Well, today is your lucky day, because I'm going to tell you exactly what I do when I'm not fleeing headhunting pygmies in a tattered evening gown through the jungle, leaping rocky chasms on my trusty steed, sipping yak butter tea high in the Himalayas while fondling the priceless gold medallion I have hidden in my underpants, or infiltrating Nazi headquarters and making love to hot blonde frauleins. (Oh, you got me! I totally made that last one up!)
So - gosh. Where to start? This week, I have:
1. Created a seven-question ceramics quiz for Girl Scouts.
2. Printed a bunch of stuff.
3. Given an exam that included questions about Latitude and Longitude.
4. Graded at least fifteen quizzes that had something to do with genetics and which many people failed.
5. Stapled some stuff.
6. Looked at my house on Google Earth.
7. Looked at my co-worker's house on Google Earth.
8. Put the big black cart back upstairs where it belongs.
9. Said about one artifact, "That shell is definitely bone."
10. Said about another artifact, "That bone is definitely not human."
11. Said about a third artifact, "That piece of ceramic is actually a rock."
12. Avoided one of my students.
13. Run away from that same student when the whole avoidance plan backfired.
14. Lost the credit card for the Suburban.
15. Found the credit card for the Suburban.
16. Decided that what I really could use is some purple flats.

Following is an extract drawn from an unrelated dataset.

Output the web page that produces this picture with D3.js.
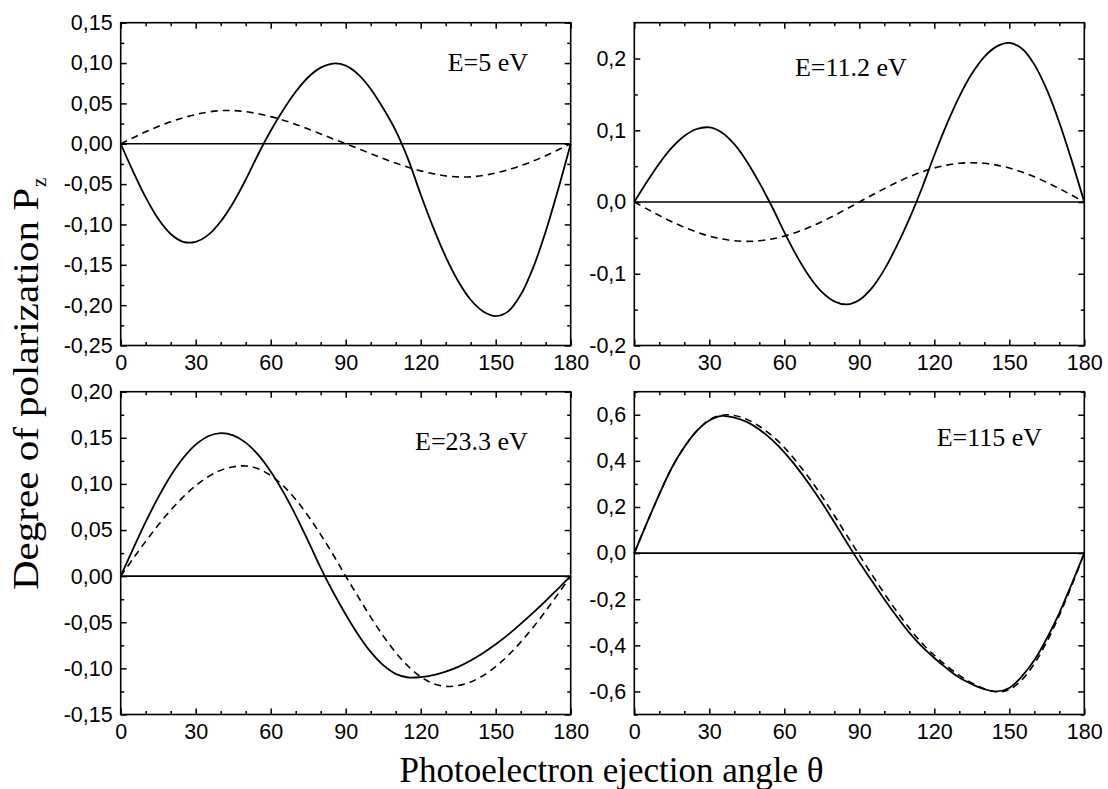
<!DOCTYPE html>
<html lang="en">
<head>
<meta charset="UTF-8">
<title>Degree of polarization</title>
<style>
  body { margin: 0; background: #fff; }
  svg { display: block; }
</style>
</head>
<body>
<script src="https://cdn.jsdelivr.net/npm/d3@7"></script>
<script>
var width = 1108, height = 789;

// photoelectron ejection angle (deg)
var angles = [0, 5, 10, 15, 20, 25, 30, 35, 40, 45, 50, 55, 60, 65, 70, 75, 80, 85, 90,
  95, 100, 105, 110, 115, 120, 125, 130, 135, 140, 145, 150, 155, 160, 165, 170, 175, 180];

var xTicks = [0, 30, 60, 90, 120, 150, 180];
var xMinor = [10, 20, 40, 50, 70, 80, 100, 110, 130, 140, 160, 170];

// E = 5 eV
var e5Solid = [0, -0.0347, -0.0665, -0.0930, -0.1118, -0.1215, -0.1215, -0.1129, -0.0963, -0.0730,
  -0.0446, -0.0130, 0.0161, 0.0418, 0.0644, 0.0824, 0.0943, 0.0994, 0.0968, 0.0860, 0.0679,
  0.0439, 0.0162, -0.0194, -0.0629, -0.1037, -0.1401, -0.1703, -0.1933, -0.2078, -0.2135,
  -0.2077, -0.1871, -0.1534, -0.1087, -0.0564, 0];
var e5Dashed = [0, 0.0075, 0.0148, 0.0214, 0.0272, 0.0322, 0.0362, 0.0393, 0.0410, 0.0411, 0.0398,
  0.0372, 0.0336, 0.0292, 0.0240, 0.0183, 0.0122, 0.0060, 0, -0.0060, -0.0122, -0.0183, -0.0240,
  -0.0292, -0.0336, -0.0372, -0.0398, -0.0411, -0.0410, -0.0393, -0.0362, -0.0322, -0.0272,
  -0.0214, -0.0148, -0.0075, 0];
var e5Ticks = [-0.25, -0.2, -0.15, -0.1, -0.05, 0, 0.05, 0.1, 0.15];
var e5Minor = [-0.225, -0.175, -0.125, -0.075, -0.025, 0.025, 0.075, 0.125];

// E = 11.2 eV
var e11Solid = [0, 0.0278, 0.0537, 0.0757, 0.0921, 0.1018, 0.1040, 0.0970, 0.0806, 0.0566, 0.0270,
  -0.0059, -0.0420, -0.0754, -0.1037, -0.1253, -0.1385, -0.1427, -0.1365, -0.1200, -0.0942,
  -0.0612, -0.0235, 0.0189, 0.0652, 0.1085, 0.1470, 0.1788, 0.2025, 0.2170, 0.2218, 0.2140,
  0.1919, 0.1566, 0.1109, 0.0574, 0];
var e11Dashed = [0, -0.0095, -0.0187, -0.0274, -0.0352, -0.0420, -0.0475, -0.0515, -0.0540, -0.0548,
  -0.0540, -0.0515, -0.0475, -0.0420, -0.0352, -0.0274, -0.0187, -0.0095, 0, 0.0095, 0.0187,
  0.0274, 0.0352, 0.0420, 0.0475, 0.0515, 0.0540, 0.0548, 0.0540, 0.0515, 0.0475, 0.0420,
  0.0352, 0.0274, 0.0187, 0.0095, 0];
var e11Ticks = [-0.2, -0.1, 0, 0.1, 0.2];
var e11Minor = [-0.15, -0.05, 0.05, 0.15];

// E = 23.3 eV
var e23Solid = [0, 0.0299, 0.0588, 0.0854, 0.1089, 0.1281, 0.1426, 0.1517, 0.1551, 0.1527, 0.1448,
  0.1315, 0.1135, 0.0914, 0.0660, 0.0380, 0.0090, -0.0175, -0.0415, -0.0634, -0.0821, -0.0965,
  -0.1059, -0.1099, -0.1095, -0.1073, -0.1035, -0.0983, -0.0914, -0.0833, -0.0739, -0.0634,
  -0.0518, -0.0396, -0.0268, -0.0134, 0];
var e23Dashed = [0, 0.0191, 0.0377, 0.0554, 0.0715, 0.0859, 0.0981, 0.1078, 0.1147, 0.1186, 0.1195,
  0.1165, 0.1092, 0.0980, 0.0831, 0.0652, 0.0450, 0.0232, 0, -0.0224, -0.0444, -0.0648, -0.0828,
  -0.0977, -0.1091, -0.1165, -0.1195, -0.1186, -0.1147, -0.1078, -0.0981, -0.0859, -0.0715,
  -0.0554, -0.0377, -0.0191, 0];
var e23Ticks = [-0.15, -0.1, -0.05, 0, 0.05, 0.1, 0.15, 0.2];
var e23Minor = [-0.125, -0.075, -0.025, 0.025, 0.075, 0.125, 0.175];

// E = 115 eV
var e115Solid = [0, 0.130, 0.255, 0.370, 0.460, 0.530, 0.575, 0.595, 0.588, 0.569, 0.536, 0.492,
  0.437, 0.372, 0.299, 0.219, 0.134, 0.046, -0.040, -0.120, -0.200, -0.275, -0.345, -0.405,
  -0.455, -0.500, -0.540, -0.568, -0.590, -0.600, -0.585, -0.535, -0.465, -0.370, -0.260, -0.133, 0];
var e115Dashed = [0, 0.130, 0.255, 0.370, 0.460, 0.530, 0.578, 0.598, 0.597, 0.580, 0.550, 0.510,
  0.458, 0.395, 0.325, 0.247, 0.163, 0.077, -0.008, -0.093, -0.175, -0.253, -0.325, -0.390,
  -0.443, -0.490, -0.530, -0.563, -0.588, -0.602, -0.592, -0.550, -0.480, -0.385, -0.270, -0.140, 0];
var e115Ticks = [-0.6, -0.4, -0.2, 0, 0.2, 0.4, 0.6];
var e115Minor = [-0.7, -0.5, -0.3, -0.1, 0.1, 0.3, 0.5, 0.7];

var energyLabels = ["E=5 eV", "E=11.2 eV", "E=23.3 eV", "E=115 eV"];

// comma decimal, plain hyphen minus
var locale = d3.formatLocale({ decimal: ",", thousands: ".", grouping: [3], currency: ["", ""], minus: "-" });

var pw = 450, ph = 322.8;
var panels = [
  { x: 120.7, y: 22.7, solid: e5Solid, dashed: e5Dashed, dom: [-0.25, 0.15], ticks: e5Ticks, minor: e5Minor, fmt: locale.format(".2f"), label: energyLabels[0], lx: 327, ly: 48.5 },
  { x: 634.3, y: 22.7, solid: e11Solid, dashed: e11Dashed, dom: [-0.2, 0.25], ticks: e11Ticks, minor: e11Minor, fmt: locale.format(".1f"), label: energyLabels[1], lx: 160.7, ly: 53.3 },
  { x: 120.7, y: 391.7, solid: e23Solid, dashed: e23Dashed, dom: [-0.15, 0.2], ticks: e23Ticks, minor: e23Minor, fmt: locale.format(".2f"), label: energyLabels[2], lx: 294.3, ly: 58.3 },
  { x: 634.3, y: 391.7, solid: e115Solid, dashed: e115Dashed, dom: [-0.7, 0.7], ticks: e115Ticks, minor: e115Minor, fmt: locale.format(".1f"), label: energyLabels[3], lx: 302.4, ly: 54.3 }
];

var svg = d3.select("body").append("svg")
  .attr("width", width)
  .attr("height", height);

var x = d3.scaleLinear().domain([0, 180]).range([0, pw]);

function styleAxis(g) {
  g.select(".domain").remove();
  g.attr("font-family", "'Liberation Sans', Arial, sans-serif").attr("font-size", 21.5);
  g.selectAll("line").attr("stroke", "#000").attr("stroke-width", 1.5);
  g.selectAll("text").attr("fill", "#000");
}

panels.forEach(function (p) {
  var y = d3.scaleLinear().domain(p.dom).range([ph, 0]);
  var g = svg.append("g").attr("transform", "translate(" + p.x + "," + p.y + ")");

  // bottom axis with labels, others only ticks (all pointing inward)
  g.append("g").attr("transform", "translate(0," + ph + ")")
    .call(d3.axisBottom(x).tickValues(xTicks).tickSize(-6).tickPadding(9).tickFormat(d3.format("d")))
    .call(styleAxis);
  g.append("g").attr("transform", "translate(0," + ph + ")")
    .call(d3.axisBottom(x).tickValues(xMinor).tickSize(-3.5).tickFormat(""))
    .call(styleAxis);
  g.append("g")
    .call(d3.axisTop(x).tickValues(xTicks).tickSize(-6).tickFormat(""))
    .call(styleAxis);
  g.append("g")
    .call(d3.axisTop(x).tickValues(xMinor).tickSize(-3.5).tickFormat(""))
    .call(styleAxis);

  g.append("g")
    .call(d3.axisLeft(y).tickValues(p.ticks).tickSize(-6).tickPadding(8).tickFormat(p.fmt))
    .call(styleAxis);
  g.append("g")
    .call(d3.axisLeft(y).tickValues(p.minor).tickSize(-3.5).tickFormat(""))
    .call(styleAxis);
  g.append("g").attr("transform", "translate(" + pw + ",0)")
    .call(d3.axisRight(y).tickValues(p.ticks).tickSize(-6).tickFormat(""))
    .call(styleAxis);
  g.append("g").attr("transform", "translate(" + pw + ",0)")
    .call(d3.axisRight(y).tickValues(p.minor).tickSize(-3.5).tickFormat(""))
    .call(styleAxis);

  g.append("rect")
    .attr("width", pw).attr("height", ph)
    .attr("fill", "none").attr("stroke", "#000").attr("stroke-width", 1.6);

  // zero line
  g.append("line")
    .attr("x1", x(0)).attr("x2", x(180))
    .attr("y1", y(0)).attr("y2", y(0))
    .attr("stroke", "#000").attr("stroke-width", 1.6);

  var line = d3.line()
    .x(function (d, i) { return x(angles[i]); })
    .y(function (d) { return y(d); })
    .curve(d3.curveCatmullRom.alpha(0.5));

  g.append("path").datum(p.dashed)
    .attr("d", line)
    .attr("fill", "none").attr("stroke", "#000").attr("stroke-width", 1.6)
    .attr("stroke-dasharray", "7,5");
  g.append("path").datum(p.solid)
    .attr("d", line)
    .attr("fill", "none").attr("stroke", "#000").attr("stroke-width", 1.8);

  g.append("text")
    .attr("x", p.lx).attr("y", p.ly)
    .attr("font-family", "'Liberation Serif', 'Times New Roman', serif")
    .attr("font-size", 26)
    .text(p.label);
});

// axis titles
svg.append("text")
  .attr("x", 611.5).attr("y", 782)
  .attr("text-anchor", "middle")
  .attr("font-family", "'Liberation Serif', 'Times New Roman', serif")
  .attr("font-size", 35)
  .text("Photoelectron ejection angle \u03b8");

var yt = svg.append("text")
  .attr("transform", "translate(38,188) rotate(-90)")
  .attr("font-family", "'Liberation Serif', 'Times New Roman', serif")
  .attr("font-size", 35);
yt.append("tspan")
  .attr("x", -402)
  .attr("textLength", 402).attr("lengthAdjust", "spacingAndGlyphs")
  .text("Degree of polarization P");
yt.append("tspan").attr("font-size", 21).attr("dx", 1).attr("dy", 8).text("z");
</script>
</body>
</html>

17. Eaten two mini-Twix bars.
18. Showed someone how to use the VCR.
19. Created about eight million flyers.
20. Spilled lentils in my keyboard.
And I could go on...!
But I won't because dinner is just about ready, and I've got a big day ahead of me tomorrow: celebrating Archaeology Month (and - of course! - Kidney Month) by way of manning a booth at the Archaeology Expo at the Pueblo Grande Museum in Phoenix while simultaneously eating as much frybread as humanly possible. I can't wait until those Girl Scouts ask me what being an archaeologist is all about!